------ GIVEN ENTRIES ------

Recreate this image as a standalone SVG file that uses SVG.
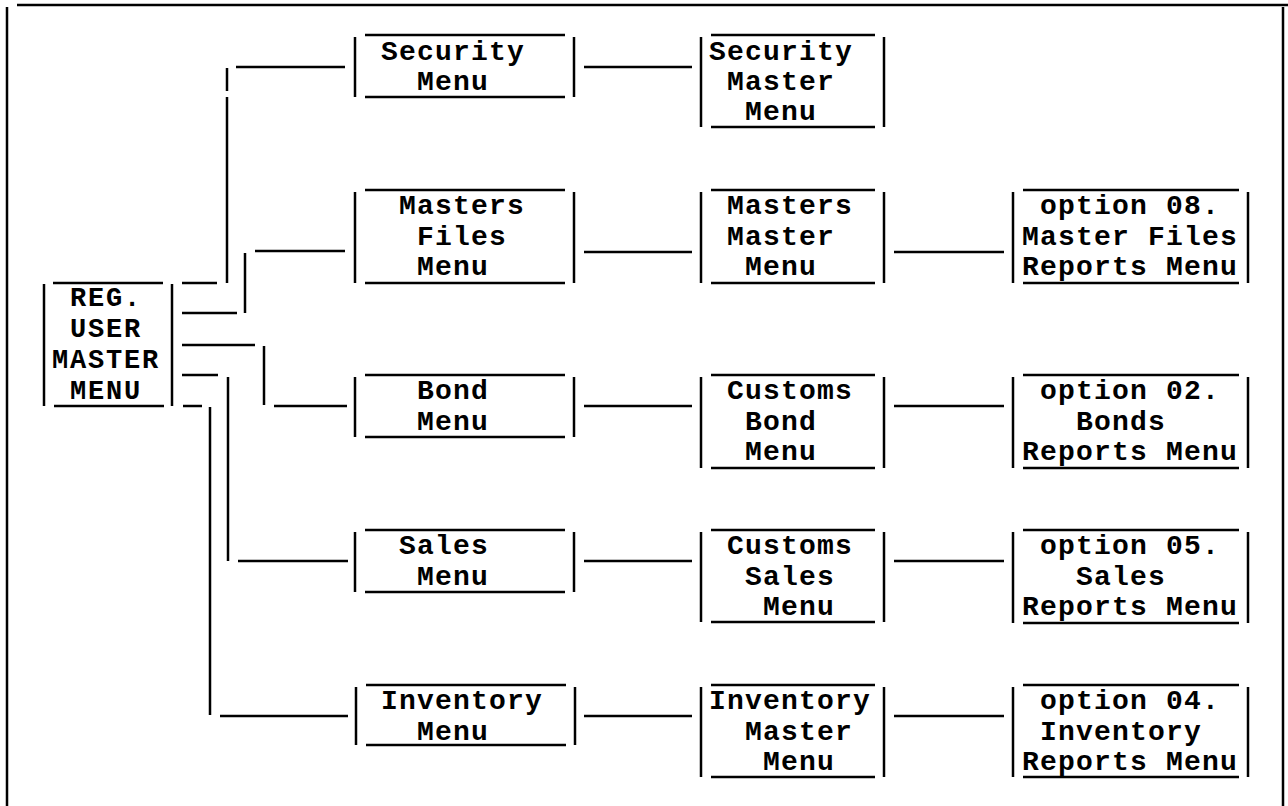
<svg xmlns="http://www.w3.org/2000/svg" width="1288" height="806" viewBox="0 0 1288 806">
<style>
line{stroke:#000;stroke-width:2.5;stroke-linecap:butt}
.t{font-family:"Liberation Mono","DejaVu Sans Mono",monospace;font-weight:bold;font-size:28px;letter-spacing:1.2px;fill:#000}
.r{font-size:27px;letter-spacing:1.8px}
</style>
<rect width="1288" height="806" fill="#fff"/>
<g id="frame">
<line x1="17" y1="5" x2="1288" y2="5"/>
<line x1="7" y1="7" x2="7" y2="806"/>
<line x1="1283" y1="7" x2="1283" y2="806"/>
</g>
<g id="connectors">
<line x1="182" y1="283" x2="217" y2="283"/>
<line x1="227" y1="68" x2="227" y2="91"/>
<line x1="227" y1="97" x2="227" y2="283"/>
<line x1="236" y1="67" x2="345" y2="67"/>
<line x1="182" y1="313" x2="237" y2="313"/>
<line x1="245" y1="253" x2="245" y2="313"/>
<line x1="255" y1="251" x2="345" y2="251"/>
<line x1="182" y1="345" x2="255" y2="345"/>
<line x1="264" y1="346" x2="264" y2="405"/>
<line x1="274" y1="406" x2="347" y2="406"/>
<line x1="182" y1="375" x2="218" y2="375"/>
<line x1="228" y1="377" x2="228" y2="561"/>
<line x1="238" y1="561" x2="348" y2="561"/>
<line x1="183" y1="406" x2="202" y2="406"/>
<line x1="210" y1="407" x2="210" y2="715"/>
<line x1="220" y1="716" x2="348" y2="716"/>
<line x1="584" y1="67" x2="692" y2="67"/>
<line x1="584" y1="252" x2="692" y2="252"/>
<line x1="584" y1="406" x2="692" y2="406"/>
<line x1="584" y1="561" x2="692" y2="561"/>
<line x1="584" y1="716" x2="692" y2="716"/>
<line x1="894" y1="252" x2="1004" y2="252"/>
<line x1="894" y1="406" x2="1004" y2="406"/>
<line x1="894" y1="561" x2="1004" y2="561"/>
<line x1="894" y1="716" x2="1004" y2="716"/>
</g>
<g id="reg-user-master-menu">
<line x1="44" y1="284" x2="44" y2="406"/>
<line x1="53" y1="283" x2="163" y2="283"/>
<line x1="54" y1="406" x2="164" y2="406"/>
<line x1="172" y1="284" x2="172" y2="406"/>
<text class="t r" x="70" y="306">REG.</text>
<text class="t r" x="70" y="337">USER</text>
<text class="t r" x="52" y="368">MASTER</text>
<text class="t r" x="70" y="399">MENU</text>
</g>
<g id="security-menu">
<line x1="355" y1="37" x2="355" y2="97"/>
<line x1="365" y1="35" x2="565" y2="35"/>
<line x1="365" y1="97" x2="565" y2="97"/>
<line x1="574" y1="37" x2="574" y2="97"/>
<text class="t" x="381" y="60">Security</text>
<text class="t" x="417" y="90">Menu</text>
</g>
<g id="security-master-menu">
<line x1="701" y1="37" x2="701" y2="127"/>
<line x1="711" y1="35" x2="875" y2="35"/>
<line x1="711" y1="127" x2="875" y2="127"/>
<line x1="884" y1="37" x2="884" y2="127"/>
<text class="t" x="709" y="60">Security</text>
<text class="t" x="727" y="90">Master</text>
<text class="t" x="745" y="120">Menu</text>
</g>
<g id="masters-files-menu">
<line x1="355" y1="192" x2="355" y2="283"/>
<line x1="365" y1="190" x2="565" y2="190"/>
<line x1="365" y1="283" x2="565" y2="283"/>
<line x1="574" y1="192" x2="574" y2="283"/>
<text class="t" x="399" y="214">Masters</text>
<text class="t" x="417" y="245">Files</text>
<text class="t" x="417" y="275">Menu</text>
</g>
<g id="masters-master-menu">
<line x1="701" y1="192" x2="701" y2="283"/>
<line x1="711" y1="190" x2="875" y2="190"/>
<line x1="711" y1="283" x2="875" y2="283"/>
<line x1="884" y1="192" x2="884" y2="283"/>
<text class="t" x="727" y="214">Masters</text>
<text class="t" x="727" y="245">Master</text>
<text class="t" x="745" y="275">Menu</text>
</g>
<g id="option-08">
<line x1="1013" y1="192" x2="1013" y2="283"/>
<line x1="1023" y1="190" x2="1239" y2="190"/>
<line x1="1023" y1="283" x2="1239" y2="283"/>
<line x1="1248" y1="192" x2="1248" y2="283"/>
<text class="t" x="1040" y="214">option 08.</text>
<text class="t" x="1022" y="245">Master Files</text>
<text class="t" x="1022" y="275">Reports Menu</text>
</g>
<g id="bond-menu">
<line x1="355" y1="377" x2="355" y2="437"/>
<line x1="365" y1="375" x2="565" y2="375"/>
<line x1="365" y1="437" x2="565" y2="437"/>
<line x1="574" y1="377" x2="574" y2="437"/>
<text class="t" x="417" y="399">Bond</text>
<text class="t" x="417" y="430">Menu</text>
</g>
<g id="customs-bond-menu">
<line x1="701" y1="377" x2="701" y2="468"/>
<line x1="711" y1="375" x2="875" y2="375"/>
<line x1="711" y1="468" x2="875" y2="468"/>
<line x1="884" y1="377" x2="884" y2="468"/>
<text class="t" x="727" y="399">Customs</text>
<text class="t" x="745" y="430">Bond</text>
<text class="t" x="745" y="460">Menu</text>
</g>
<g id="option-02">
<line x1="1013" y1="377" x2="1013" y2="468"/>
<line x1="1023" y1="375" x2="1239" y2="375"/>
<line x1="1023" y1="468" x2="1239" y2="468"/>
<line x1="1248" y1="377" x2="1248" y2="468"/>
<text class="t" x="1040" y="399">option 02.</text>
<text class="t" x="1076" y="430">Bonds</text>
<text class="t" x="1022" y="460">Reports Menu</text>
</g>
<g id="sales-menu">
<line x1="355" y1="532" x2="355" y2="592"/>
<line x1="365" y1="530" x2="565" y2="530"/>
<line x1="365" y1="592" x2="565" y2="592"/>
<line x1="574" y1="532" x2="574" y2="592"/>
<text class="t" x="399" y="554">Sales</text>
<text class="t" x="417" y="585">Menu</text>
</g>
<g id="customs-sales-menu">
<line x1="701" y1="532" x2="701" y2="622"/>
<line x1="711" y1="530" x2="875" y2="530"/>
<line x1="711" y1="622" x2="875" y2="622"/>
<line x1="884" y1="532" x2="884" y2="622"/>
<text class="t" x="727" y="554">Customs</text>
<text class="t" x="745" y="585">Sales</text>
<text class="t" x="763" y="615">Menu</text>
</g>
<g id="option-05">
<line x1="1013" y1="532" x2="1013" y2="623"/>
<line x1="1023" y1="530" x2="1239" y2="530"/>
<line x1="1023" y1="623" x2="1239" y2="623"/>
<line x1="1248" y1="532" x2="1248" y2="623"/>
<text class="t" x="1040" y="554">option 05.</text>
<text class="t" x="1076" y="585">Sales</text>
<text class="t" x="1022" y="615">Reports Menu</text>
</g>
<g id="inventory-menu">
<line x1="356" y1="687" x2="356" y2="745"/>
<line x1="366" y1="685" x2="566" y2="685"/>
<line x1="366" y1="745" x2="566" y2="745"/>
<line x1="575" y1="687" x2="575" y2="745"/>
<text class="t" x="381" y="709">Inventory</text>
<text class="t" x="417" y="740">Menu</text>
</g>
<g id="inventory-master-menu">
<line x1="701" y1="687" x2="701" y2="777"/>
<line x1="711" y1="685" x2="875" y2="685"/>
<line x1="711" y1="777" x2="875" y2="777"/>
<line x1="884" y1="687" x2="884" y2="777"/>
<text class="t" x="709" y="709">Inventory</text>
<text class="t" x="745" y="740">Master</text>
<text class="t" x="763" y="770">Menu</text>
</g>
<g id="option-04">
<line x1="1013" y1="687" x2="1013" y2="777"/>
<line x1="1023" y1="685" x2="1239" y2="685"/>
<line x1="1023" y1="777" x2="1239" y2="777"/>
<line x1="1248" y1="687" x2="1248" y2="777"/>
<text class="t" x="1040" y="709">option 04.</text>
<text class="t" x="1040" y="740">Inventory</text>
<text class="t" x="1022" y="770">Reports Menu</text>
</g>
</svg>
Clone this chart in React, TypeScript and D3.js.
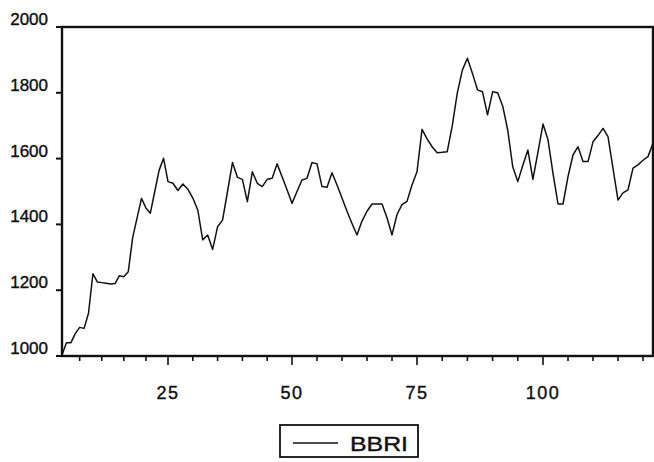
import React from "react";
import * as d3 from "d3";

const seriesName = "BBRI";
const obs: number[] = d3.range(1, 123);
const bbri: number[] = [
  1003, 1040, 1040, 1068, 1087, 1084, 1130, 1250, 1225, 1223,
  1221, 1219, 1220, 1244, 1241, 1256, 1360, 1420, 1479, 1450,
  1434, 1500, 1565, 1601, 1530, 1525, 1503, 1523, 1507, 1480,
  1444, 1353, 1368, 1324, 1393, 1413, 1500, 1588, 1543, 1537,
  1469, 1560, 1525, 1515, 1537, 1540, 1584, 1545, 1505, 1464,
  1500, 1535, 1540, 1588, 1584, 1515, 1513, 1557, 1520, 1480,
  1440, 1403, 1368, 1410, 1440, 1462, 1462, 1462, 1420, 1368,
  1430, 1460, 1470, 1520, 1560, 1689, 1660, 1636, 1618, 1619,
  1621, 1700, 1800, 1869, 1905, 1859, 1809, 1803, 1733, 1803,
  1800, 1760, 1687, 1575, 1530, 1580, 1626, 1537, 1620, 1705,
  1657, 1555, 1462, 1462, 1545, 1611, 1636, 1591, 1591, 1651,
  1670, 1692, 1667, 1570, 1474, 1496, 1505, 1571, 1581, 1595,
  1606, 1647,
];
const yTicks: number[] = [1000, 1200, 1400, 1600, 1800, 2000];
const xMajorTicks: number[] = [25, 50, 75, 100];
const xMinorTicks: number[] = d3.range(5, 121, 5);

export default function App() {
  const W = 654;
  const H = 462;
  // piecewise scale following the scanned axis spacing
  const x = d3
    .scaleLinear()
    .domain([1, 25, 50, 75, 100, 122])
    .range([62, 168, 292, 417, 543, 653]);
  const y = d3.scaleLinear().domain([1000, 2000]).range([356, 27]);

  const line = d3
    .line<number>()
    .x((_, i) => x(obs[i]))
    .y((d) => y(d));

  const left = x(1);
  const right = x(122);
  const top = y(2000);
  const bottom = y(1000);
  const font = "'Liberation Sans', Arial, Helvetica, sans-serif";

  return (
    <svg
      width={W}
      height={H}
      style={{ position: "absolute", left: 0, top: 0, background: "#fff" }}
    >
      <rect x={0} y={0} width={W} height={H} fill="#fff" />
      {/* frame */}
      <rect
        x={left}
        y={top}
        width={right - left}
        height={bottom - top}
        fill="none"
        stroke="#111"
        strokeWidth={2.4}
      />
      {/* y ticks */}
      {yTicks.map((t) => (
        <g key={"y" + t}>
          <line x1={left - 6} x2={left} y1={y(t)} y2={y(t)} stroke="#111" strokeWidth={2} />
          <text
            x={48}
            y={y(t) - 2}
            textAnchor="end"
            fontFamily={font}
            fontSize={17}
            fill="#111"
            stroke="#111"
            strokeWidth={0.4}
          >
            {t}
          </text>
        </g>
      ))}
      {/* x minor ticks */}
      {xMinorTicks.map((t) => (
        <line
          key={"xm" + t}
          x1={x(t)}
          x2={x(t)}
          y1={bottom}
          y2={bottom + (xMajorTicks.includes(t) ? 9 : 5)}
          stroke="#111"
          strokeWidth={1.6}
        />
      ))}
      {xMajorTicks.map((t) => (
        <text
          key={"xl" + t}
          x={x(t)}
          y={399}
          textAnchor="middle"
          fontFamily={font}
          fontSize={18}
          letterSpacing={1.5}
          fill="#111"
          stroke="#111"
          strokeWidth={0.4}
        >
          {t}
        </text>
      ))}
      {/* series */}
      <path d={line(bbri) || ""} fill="none" stroke="#111" strokeWidth={1.5} strokeLinejoin="round" />
      {/* legend */}
      <rect x={280} y={425} width={138} height={32} fill="#fff" stroke="#111" strokeWidth={1.8} />
      <line x1={293} x2={338} y1={443} y2={443} stroke="#111" strokeWidth={1.5} />
      <text
        x={350}
        y={451}
        fontFamily={font}
        fontSize={20}
        textLength={58}
        lengthAdjust="spacingAndGlyphs"
        fill="#111"
        stroke="#111"
        strokeWidth={0.4}
      >
        {seriesName}
      </text>
    </svg>
  );
}
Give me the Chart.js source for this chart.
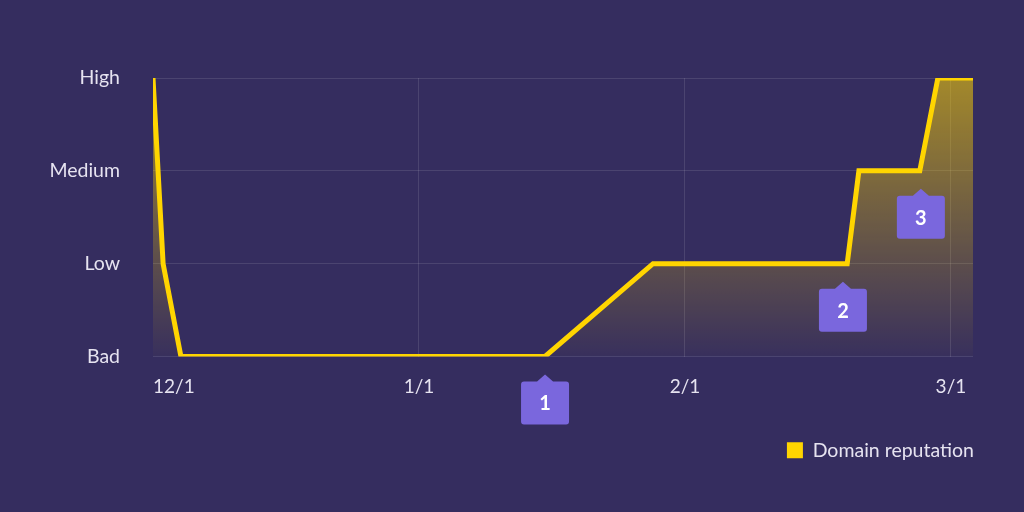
<!DOCTYPE html>
<html>
<head>
<meta charset="utf-8">
<script src="https://cdn.jsdelivr.net/npm/chart.js@4/dist/chart.umd.min.js"></script>
<style>
  html, body { margin: 0; padding: 0; background: #352d5f; }
  #wrap { width: 1024px; height: 512px; }
</style>
</head>
<body>
<div id="wrap"><canvas id="chart" width="1024" height="512"></canvas></div>
<script>
// reputation levels, bottom to top
const levels = ['Bad', 'Low', 'Medium', 'High'];
// x in months since 12/1
const monthLabels = ['12/1', '1/1', '2/1', '3/1'];
const xMax = 3.083;
const pointX = [0, 0.038, 0.105, 1.474, 1.88, 2.61, 2.654, 2.883, 2.951, 3.083];
const pointLevel = [3, 1, 0, 0, 1, 1, 2, 2, 3, 3];
// numbered callouts under the line
const markerText = ['1', '2', '3'];
const markerX = [1.474, 2.594, 2.887];
const markerLevel = [0, 1, 2];

const yellow = '#ffd500';
const textColor = '#e6e3f0';
const gridColor = 'rgba(255,255,255,0.11)';

const markers = {
    id: 'markers',
    afterDatasetsDraw(chart) {
        const { ctx, scales: { x, y } } = chart;
        ctx.save();
        markerText.forEach((t, i) => {
            const px = x.getPixelForValue(markerX[i]);
            const tip = y.getPixelForValue(markerLevel[i]) + 18;
            const w = 48, h = 43, top = tip + 7, left = px - 24, r = 3;
            ctx.fillStyle = '#7a67dd';
            ctx.beginPath();
            ctx.moveTo(left + r, top);
            ctx.lineTo(px - 8, top);
            ctx.lineTo(px, tip);
            ctx.lineTo(px + 8, top);
            ctx.lineTo(left + w - r, top);
            ctx.quadraticCurveTo(left + w, top, left + w, top + r);
            ctx.lineTo(left + w, top + h - r);
            ctx.quadraticCurveTo(left + w, top + h, left + w - r, top + h);
            ctx.lineTo(left + r, top + h);
            ctx.quadraticCurveTo(left, top + h, left, top + h - r);
            ctx.lineTo(left, top + r);
            ctx.quadraticCurveTo(left, top, left + r, top);
            ctx.fill();
            ctx.fillStyle = '#ffffff';
            ctx.font = 'bold 20px Lato';
            ctx.textAlign = 'center';
            ctx.textBaseline = 'middle';
            ctx.fillText(t, px, top + h / 2 + 1);
        });
        ctx.restore();
    }
};

// push the legend flush with the plot's right edge
const legendShift = {
    id: 'legendShift',
    afterLayout(chart) {
        if (chart.legend) {
            chart.legend.left += 11;
            chart.legend.right += 11;
        }
    }
};

const canvas = document.getElementById('chart');
new Chart(canvas.getContext('2d'), {
    type: 'line',
    data: {
        datasets: [{
            label: 'Domain reputation',
            data: pointX.map((v, i) => ({ x: v, y: pointLevel[i] })),
            borderColor: yellow,
            backgroundColor: yellow,
            borderWidth: 5,
            borderJoinStyle: 'miter',
            pointRadius: 0,
            tension: 0,
            fill: {
                target: 'origin',
                above: function(context) {
                    const area = context.chart.chartArea;
                    if (!area) return 'rgba(255,213,0,0.3)';
                    const g = context.chart.ctx.createLinearGradient(0, area.top, 0, area.bottom);
                    g.addColorStop(0, 'rgba(255,213,0,0.55)');
                    g.addColorStop(1, 'rgba(255,213,0,0.02)');
                    return g;
                }
            }
        }]
    },
    options: {
        responsive: false,
        animation: false,
        layout: { padding: { left: 50, right: 51, top: 78, bottom: 42 } },
        scales: {
            x: {
                type: 'linear',
                min: 0,
                max: xMax,
                afterBuildTicks: scale => {
                    scale.ticks = [0, 1, 2, 3, xMax].map(v => ({ value: v }));
                },
                afterFit: scale => { scale.height = 74; },
                ticks: {
                    align: 'inner',
                    color: textColor,
                    font: { family: 'Lato', size: 19 },
                    padding: 19,
                    maxRotation: 0,
                    callback: v => monthLabels[v] || ''
                },
                grid: {
                    drawTicks: false,
                    color: ctx => (ctx.tick && (ctx.tick.value === 0 || ctx.tick.value === xMax)) ? 'transparent' : gridColor
                },
                border: { display: false }
            },
            y: {
                type: 'linear',
                min: 0,
                max: 3,
                afterFit: scale => { scale.width = 103; },
                ticks: {
                    stepSize: 1,
                    color: textColor,
                    font: { family: 'Lato', size: 19.5 },
                    padding: 33,
                    callback: v => levels[v]
                },
                grid: { drawTicks: false, color: gridColor },
                border: { display: false }
            }
        },
        plugins: {
            legend: {
                position: 'bottom',
                align: 'end',
                labels: {
                    color: textColor,
                    font: { family: 'Lato', size: 19.5 },
                    boxWidth: 16,
                    boxHeight: 16,
                    padding: 10,
                    generateLabels: chart => [{
                        text: 'Domain reputation',
                        fillStyle: yellow,
                        strokeStyle: yellow,
                        lineWidth: 0,
                        fontColor: textColor,
                        datasetIndex: 0
                    }]
                }
            },
            tooltip: { enabled: false }
        }
    },
    plugins: [markers, legendShift]
});
</script>
</body>
</html>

------

GOAL: Which lines above contain the word "React"? Copy each of them.

SOLUTION TO THIS EXERCISE:
Clone this chart in React, TypeScript and D3.js.
import React from "react";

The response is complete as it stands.